# AIM OF THE EXERCISE:
Starting with the first line below, extract each line through the one that contains "a_err = [0.004, 0.0095, 0.0115]", inclusive, excluding pictures.

# MATERIAL PROVIDED:
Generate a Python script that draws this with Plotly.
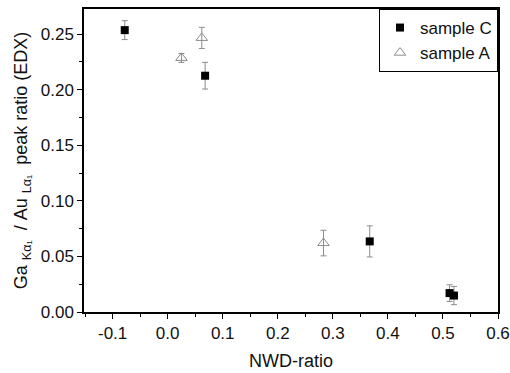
import plotly.graph_objects as go

# sample C (filled squares)
c_x = [-0.078, 0.068, 0.367, 0.512, 0.520]
c_y = [0.2535, 0.2125, 0.0635, 0.0170, 0.0148]
c_err = [0.0085, 0.012, 0.0140, 0.0075, 0.0082]

# sample A (open triangles)
a_x = [0.025, 0.062, 0.283]
a_y = [0.2285, 0.2465, 0.0620]
a_err = [0.004, 0.0095, 0.0115]

x_tickvals = [-0.1, 0.0, 0.1, 0.2, 0.3, 0.4, 0.5, 0.6]
x_ticktext = ["-0.1", "0.0", "0.1", "0.2", "0.3", "0.4", "0.5", "0.6"]

x_title = "NWD-ratio"
y_title = "Ga <sub>Kα₁</sub>  / Au <sub>Lα₁</sub>  peak ratio (EDX)"

FONT = "Liberation Sans, Arial, sans-serif"

fig = go.Figure()
fig.add_trace(go.Scatter(
    x=c_x, y=c_y, mode="markers", name="sample C",
    marker=dict(symbol="square", size=8, color="black"),
    error_y=dict(type="data", array=c_err, visible=True, color="#8c8c8c", thickness=1, width=3),
))
fig.add_trace(go.Scatter(
    x=a_x, y=a_y, mode="markers", name="sample A",
    marker=dict(symbol="triangle-up-open", size=10, color="#8c8c8c", line=dict(width=1)),
    error_y=dict(type="data", array=a_err, visible=True, color="#8c8c8c", thickness=1, width=3),
))

axis_common = dict(
    showline=True, linecolor="black", linewidth=1.5, mirror=True,
    ticks="outside", ticklen=5, tickwidth=1.2, tickcolor="black",
    showgrid=False, zeroline=False, automargin=False,
    tickfont=dict(family=FONT, size=17, color="#111"),
)

fig.update_xaxes(
    range=[-0.152, 0.6], tickmode="array", tickvals=x_tickvals, ticktext=x_ticktext,
    minor=dict(dtick=0.05, tick0=0, ticks="outside", ticklen=3, tickcolor="black", tickwidth=1),
    title=dict(text=x_title, font=dict(family=FONT, size=18, color="#111"), standoff=12),
    **axis_common,
)
fig.update_yaxes(
    range=[0, 0.2725], dtick=0.05, tick0=0, tickformat=".2f",
    minor=dict(dtick=0.025, ticks="outside", ticklen=3, tickcolor="black", tickwidth=1),
    title=dict(text=y_title, font=dict(family=FONT, size=18, color="#111"), standoff=8),
    **axis_common,
)

fig.update_layout(
    width=510, height=373,
    margin=dict(l=84, r=12, t=9, b=61),
    plot_bgcolor="white", paper_bgcolor="white",
    font=dict(family=FONT, size=17, color="#111"),
    legend=dict(
        x=1, y=1, xanchor="right", yanchor="top",
        bordercolor="black", borderwidth=1, bgcolor="white",
        font=dict(family=FONT, size=17, color="#111"),
        itemwidth=30, tracegroupgap=0,
    ),
)

fig.write_html("out.html", config={"displayModeBar": False},
               post_script="document.body.style.margin='0';")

# SOLUTION TO THE EXERCISE:
Generate a Python script that draws this with Plotly.
import plotly.graph_objects as go

# sample C (filled squares)
c_x = [-0.078, 0.068, 0.367, 0.512, 0.520]
c_y = [0.2535, 0.2125, 0.0635, 0.0170, 0.0148]
c_err = [0.0085, 0.012, 0.0140, 0.0075, 0.0082]

# sample A (open triangles)
a_x = [0.025, 0.062, 0.283]
a_y = [0.2285, 0.2465, 0.0620]
a_err = [0.004, 0.0095, 0.0115]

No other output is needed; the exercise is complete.